Detective superintendent Simon Messinger firstly addressed new knife and gun-crime figures, which showed incidents of both kinds had increased in the year 2016-17 compared to 2015-16. Southwark also had the lowest conviction rates for knife-crime of any London borough, with 15.4 per cent of cases ending successfully.
He said “reluctance” of victims to report incidents to police was a barrier to resolving crimes, and that failure to do so could lead to further acts of violence being committed in retaliation. “A suspect one week may be a victim the next,” he said.
“A considerable amount of work continues to be done to get people to give evidence. This is a far wider issue and there is sustained support in the effort to understand why people feel the need to carry knives and use them. This is a social issue that is not confined to Southwark or even London.
“We will continue to work with the local authority, partner agencies, voluntary sector and the community to address violent crime.
“Naturally, any reactive investigation will be considerably more difficult if the victim and witnesses are unwilling to engage with police… We continue to work in an effort to safeguard victims.”
But he said social media had become an increasingly popular way of giving evidence, and that Facebook Messenger could soon become available. “We want to make sure we are as easy to contact as possible,” he said.
Following “positive feedback” on the Met’s roll out of Twitter accounts given to each area’s dedicated ward officers, the Met is now “looking into” giving control of Facebook Messenger to 101 call centres.
A positive piece of news to come from the Met’s crime data release last month was the reduced number of reported drug offences, which fell by 10.7 per cent while conviction rates rose by 0.1 per cent. And as a sub-category, drug-trafficking fell by nineteen per cent.
This, Mr Messinger believed, was down to education with young people, and because a higher proportion of the drug crimes reported were repeat-offences, which therefore warranted custodial sentences. He said the conviction rates could also be down to more new legal-highs legislation giving officers “more powers” to deal with drug offences.
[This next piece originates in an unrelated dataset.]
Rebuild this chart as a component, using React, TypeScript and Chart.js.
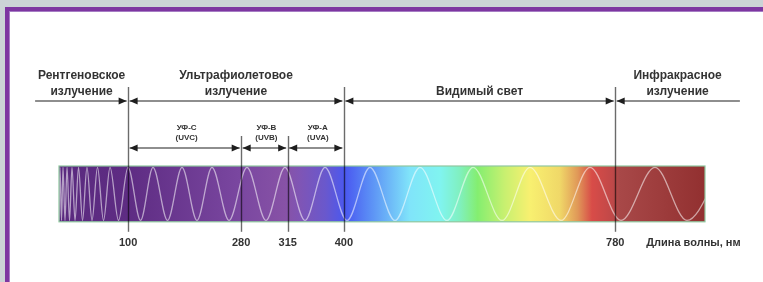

Mr Messinger spoke of how other types of crime had been stemmed by his requests for specialist resources from the Met’s Central Command.
He said “very regular applications” have been made for “corporate assets”, such as Road and Transport Command buses, dogs units, and Territorial Support group (used to break up public-order incidents such as riots or violent crowds).
“Such resources are highly sought after. On each occasion that Southwark has been provide with pan London assets, there has been a positive impact. The crime type being tackled has reduced for the given period.”
He added: “Transport Command have worked with us closely to look at moped crime in the north of the borough, and we have made requests for extra officers around pickpocketing in Borough Market.”
Requests have also been made for horse-mounted officers to be present in robbery hotspots. “They’re a magnet for people to come and talk to officers and people like to come and see them and they have a great presence,” he said.
The News asked Mr Messinger if the borough had experienced an increase in acid attacks, following national press reports that substances such as ammonia and household cleaners carried in drinks bottles were becoming a “weapon of choice” for young people, instead of knives. Met Police figures showed 261 acid attacks were reported in 2015, compared with 454 in 2016.
He responded: “Not that I have seen, and I have seen some data that stretches a number of years back. Southwark was relatively low compared to other areas of London… It would be single figures since I came here [in July 2016].”